Certainly you're not arguing that that's a huge maintenance burden? The above is clear and straightforward and does not involve untold numbers of hours of development and testing and ongoing maintenance in fossil's C code. Nor does it impose any I/O performance hit on other users like your request would.

The I/O performance hit mentioned earlier for checking for '.git' (and SVN and CVS and mercurial and Sapling, etc) would be huge on a tree which contains whole copies of gcc and other massive tools. A glob, on the other hand, still has a performance hit for such a massive tree but it doesn't have an I/O hit (I/O being the slowest component, generally speaking).

(12.2) By Warren Young (wyoung) on 2023-01-12 17:47:20 edited from 12.1 in reply to 10 [link] [source]

a fossil project that uses other git projects

Why do they have to share a tree?

I use this scheme:

  ~/src/extprj/branch     ← external projects built from source
  ~/lib, ~/include        ← dev-only libraries installed from above
  ~/src/myprj/branch      ← my project linked to above

Not everything gets installed to --prefix=$HOME. Some things go to global directories, depending on how they're used.

Regardless, I use "make install" to well-known directories as the mechanism by which multiple projects are combined, not nested subtrees of VCS repos.

The only exceptions are things like SQLite, which are bodily included into the ~/src/mine/branch trees and tracked along with all the other files in that project.

(13) By Alfred M. Szmidt (ams) on 2023-01-12 19:59:24 in reply to 12.2 [link] [source]

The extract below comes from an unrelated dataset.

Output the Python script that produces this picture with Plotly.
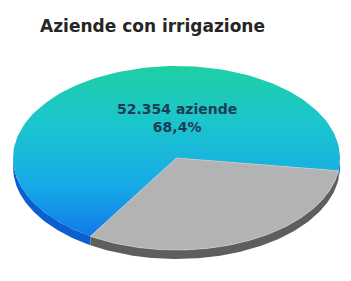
import numpy as np
import plotly.graph_objects as go

# ---- data ----
categories = ["Con irrigazione", "Senza irrigazione"]
values = [68.4, 31.6]
counts = ["52.354", None]
title_text = "Aziende con irrigazione"

# ---- geometry of the tilted pie (layout, pixels; screen y grows downward) ----
W, H = 351, 281
cx, cy = 176.5, 158
rx, ry = 163.5, 92
depth = 9
start_deg = 8.0  # second slice starts just below 3 o'clock, sweeping clockwise on screen

total = sum(values)
gray_sweep = 360.0 * values[1] / total
gray_a0, gray_a1 = start_deg, start_deg + gray_sweep
blue_a0, blue_a1 = gray_a1, start_deg + 360.0

fig = go.Figure()


def arc(a0, a1, n=160):
    t = np.radians(np.linspace(a0, a1, n))
    return cx + rx * np.cos(t), cy + ry * np.sin(t)


def side(a0, a1, color):
    # visible front part: angles in (0, 180) modulo 360
    for base in (0, 360):
        s, e = max(a0, base), min(a1, base + 180)
        if e > s:
            xs, ys = arc(s, e)
            xx = np.concatenate([xs, xs[::-1], xs[:1]])
            yy = np.concatenate([ys, ys[::-1] + depth, ys[:1]])
            fig.add_trace(go.Scatter(x=xx, y=yy, mode="lines", fill="toself",
                                     fillcolor=color, line=dict(width=0, color=color),
                                     hoverinfo="skip", showlegend=False))


def wedge(a0, a1):
    xs, ys = arc(a0, a1)
    return np.concatenate([[cx], xs, [cx]]), np.concatenate([[cy], ys, [cy]])


side(blue_a0, blue_a1, "#0b5fcf")
side(gray_a0, gray_a1, "#5e5e5e")

bx, by = wedge(blue_a0, blue_a1)
fig.add_trace(go.Scatter(
    x=bx, y=by, mode="lines", fill="toself",
    fillgradient=dict(type="vertical", start=cy - ry, stop=cy + ry,
                      colorscale=[[0, "#1fcfa3"], [0.3, "#1bc6cc"],
                                  [0.65, "#17aae8"], [1, "#0e6de6"]]),
    line=dict(width=0), hoverinfo="skip", showlegend=False, name=categories[0]))

gx, gy = wedge(gray_a0, gray_a1)
fig.add_trace(go.Scatter(
    x=gx, y=gy, mode="lines", fill="toself", fillcolor="#b3b3b3",
    line=dict(width=0.8, color="#c8c8c8"), hoverinfo="skip", showlegend=False,
    name=categories[1]))

fig.add_annotation(x=cx, y=118, xref="x", yref="y",
                   text=f"{counts[0]} aziende<br>{str(values[0]).replace('.', ',')}%",
                   showarrow=False,
                   font=dict(family="DejaVu Sans", size=14, color="#1d3b55", weight="bold"))

fig.add_annotation(x=38, y=26, xref="x", yref="y", xanchor="left",
                   text=title_text, showarrow=False,
                   font=dict(family="DejaVu Sans", size=17, color="#262626", weight="bold"))

fig.update_xaxes(range=[0, W], visible=False, fixedrange=True)
fig.update_yaxes(range=[H, 0], visible=False, fixedrange=True)
fig.update_layout(width=W, height=H, margin=dict(l=0, r=0, t=0, b=0),
                  paper_bgcolor="white", plot_bgcolor="white")

fig.write_html("out.html", config={"displayModeBar": False},
               post_script="document.body.style.margin='0';document.body.style.overflow='hidden';")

Why do they have to share a tree?

Because that is what we do, prefer and have been doing for years.

Workflows are workflows, changing them is not something that can be done without havoc.

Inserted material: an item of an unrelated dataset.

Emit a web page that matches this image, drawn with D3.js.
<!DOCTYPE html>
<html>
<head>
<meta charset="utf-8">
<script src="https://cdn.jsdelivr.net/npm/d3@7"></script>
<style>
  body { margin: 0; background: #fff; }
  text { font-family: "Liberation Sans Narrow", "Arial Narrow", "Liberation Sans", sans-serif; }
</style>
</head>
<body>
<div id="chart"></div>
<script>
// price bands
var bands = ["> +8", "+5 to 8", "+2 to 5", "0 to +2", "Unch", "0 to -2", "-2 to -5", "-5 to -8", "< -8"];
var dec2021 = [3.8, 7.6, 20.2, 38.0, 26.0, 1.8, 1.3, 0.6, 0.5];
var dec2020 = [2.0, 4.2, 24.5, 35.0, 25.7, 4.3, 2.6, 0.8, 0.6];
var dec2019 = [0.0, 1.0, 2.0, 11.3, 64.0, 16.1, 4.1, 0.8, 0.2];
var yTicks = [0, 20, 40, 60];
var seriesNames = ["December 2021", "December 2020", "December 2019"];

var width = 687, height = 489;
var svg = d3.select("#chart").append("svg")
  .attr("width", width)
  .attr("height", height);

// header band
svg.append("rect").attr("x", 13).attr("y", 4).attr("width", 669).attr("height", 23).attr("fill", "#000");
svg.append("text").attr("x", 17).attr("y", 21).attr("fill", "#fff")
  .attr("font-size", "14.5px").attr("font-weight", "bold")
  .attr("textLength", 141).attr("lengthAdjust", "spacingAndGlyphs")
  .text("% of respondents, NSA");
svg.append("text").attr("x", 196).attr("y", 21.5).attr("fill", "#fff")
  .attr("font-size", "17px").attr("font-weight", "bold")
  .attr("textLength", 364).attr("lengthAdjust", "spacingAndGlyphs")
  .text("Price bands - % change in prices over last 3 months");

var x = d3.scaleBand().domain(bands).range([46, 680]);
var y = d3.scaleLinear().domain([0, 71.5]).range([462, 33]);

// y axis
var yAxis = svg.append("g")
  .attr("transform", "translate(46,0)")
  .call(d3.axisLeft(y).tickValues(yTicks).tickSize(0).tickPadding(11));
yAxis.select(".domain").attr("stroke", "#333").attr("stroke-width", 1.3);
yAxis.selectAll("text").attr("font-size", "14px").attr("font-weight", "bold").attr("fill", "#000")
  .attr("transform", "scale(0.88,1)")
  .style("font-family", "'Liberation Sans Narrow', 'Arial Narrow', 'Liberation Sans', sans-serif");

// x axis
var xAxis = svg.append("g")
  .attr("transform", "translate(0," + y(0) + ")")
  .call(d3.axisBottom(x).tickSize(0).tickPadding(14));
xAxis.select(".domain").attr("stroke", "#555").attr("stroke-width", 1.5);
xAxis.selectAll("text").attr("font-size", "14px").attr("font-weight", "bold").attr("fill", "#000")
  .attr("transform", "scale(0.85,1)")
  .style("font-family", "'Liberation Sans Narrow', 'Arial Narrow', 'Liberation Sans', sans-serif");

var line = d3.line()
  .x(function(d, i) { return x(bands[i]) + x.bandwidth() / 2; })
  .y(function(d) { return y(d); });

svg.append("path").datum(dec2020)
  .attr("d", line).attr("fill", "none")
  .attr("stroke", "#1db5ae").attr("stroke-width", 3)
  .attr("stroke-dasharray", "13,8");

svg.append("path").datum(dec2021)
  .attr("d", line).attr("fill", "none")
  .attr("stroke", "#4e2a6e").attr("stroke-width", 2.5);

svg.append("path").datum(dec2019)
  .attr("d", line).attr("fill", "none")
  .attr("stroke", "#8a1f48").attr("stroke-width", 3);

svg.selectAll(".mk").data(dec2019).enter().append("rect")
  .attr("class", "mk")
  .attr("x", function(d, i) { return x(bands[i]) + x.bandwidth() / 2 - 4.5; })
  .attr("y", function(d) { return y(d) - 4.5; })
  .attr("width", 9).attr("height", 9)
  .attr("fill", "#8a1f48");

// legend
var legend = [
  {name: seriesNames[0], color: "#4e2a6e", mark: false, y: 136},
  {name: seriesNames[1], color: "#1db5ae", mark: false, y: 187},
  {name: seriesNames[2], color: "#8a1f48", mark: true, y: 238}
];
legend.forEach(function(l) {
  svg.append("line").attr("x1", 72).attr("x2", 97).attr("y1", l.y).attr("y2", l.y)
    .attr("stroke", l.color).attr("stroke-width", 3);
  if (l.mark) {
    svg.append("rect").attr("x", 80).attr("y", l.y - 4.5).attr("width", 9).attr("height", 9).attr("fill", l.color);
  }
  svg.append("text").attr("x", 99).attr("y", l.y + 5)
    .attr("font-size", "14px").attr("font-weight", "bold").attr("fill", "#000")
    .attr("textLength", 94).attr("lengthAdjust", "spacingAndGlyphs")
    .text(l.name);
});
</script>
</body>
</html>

(15) By Warren Young (wyoung) on 2023-01-12 20:25:04 in reply to 13 [link] [source]

You can justify anything with that argument.

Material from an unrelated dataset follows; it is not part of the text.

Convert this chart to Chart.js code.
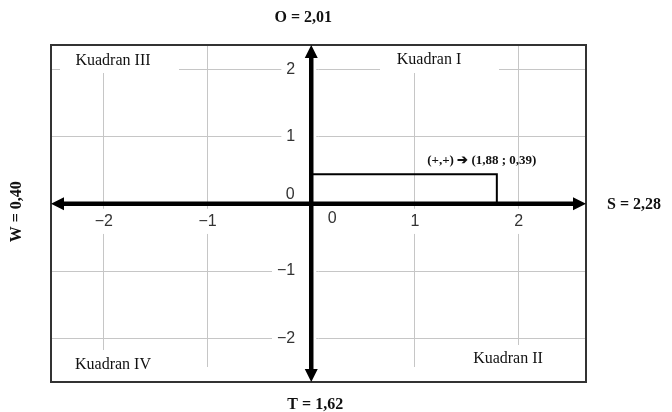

If you're going to resist logical solutions, you'll either have to take the bad with the good, as you find it, or you'll have to do the work to support your idiosyncratic workflow yourself.

(16) By Alfred M. Szmidt (ams) on 2023-01-12 20:31:25 in reply to 15 [link] [source]

That is unfriendly and uncalled for. There is literally nothing logical with trying to change a whole organizations workflow just cause YOU dislike the workflow.

We patched our local fossil to simple handle .git and what not as it does for .fslckout.

(18.1) By mark on 2023-01-12 22:51:48 edited from 18.0 in reply to 4 [link] [source]

No, since that does not ignore what .git tracks (i.e., git's checkout)

Hence the: this is a case for putting .git or whatever you want ignored in .fossil-settings/ignore-glob.

(6.1) By Alfred M. Szmidt (ams) on 2023-01-12 16:17:17 edited from 6.0 in reply to 2 [link] [source]

I am not sure that I agree that it would be a nightmare, there aren't that many VCs, and their semantic doesn't change that often (it would be less work than updating for each SQLite version).

But ...

It might be possible to make this generic, that is ... being able to specify a pattern that excludes the content as well, e.g., if you say "ignore-glob-with-directory-content .git". That would ignore any directory that contains .git, but also whatever lives in that directory (RCS/CVS you'd add RCS or CVS, for SVN you add .svn or whatever it uses).

This would work for I think every single version control system ever created (fetches hat to eat in case that is not the case). Of course, someone would have to do the work ... not volunteering sadly. :-(

(19) By anonymous on 2023-01-13 06:16:55 in reply to 1 [link] [source]

I just use a bare git repository for the mirror of the fossil repository, rather than trying to put more than one kind in the same directory which seems to me like it would make a mess. Furthermore, I do not add files automatically, instead using fossil add to add files manually that should be included in the repository. At least to me, I think this is better.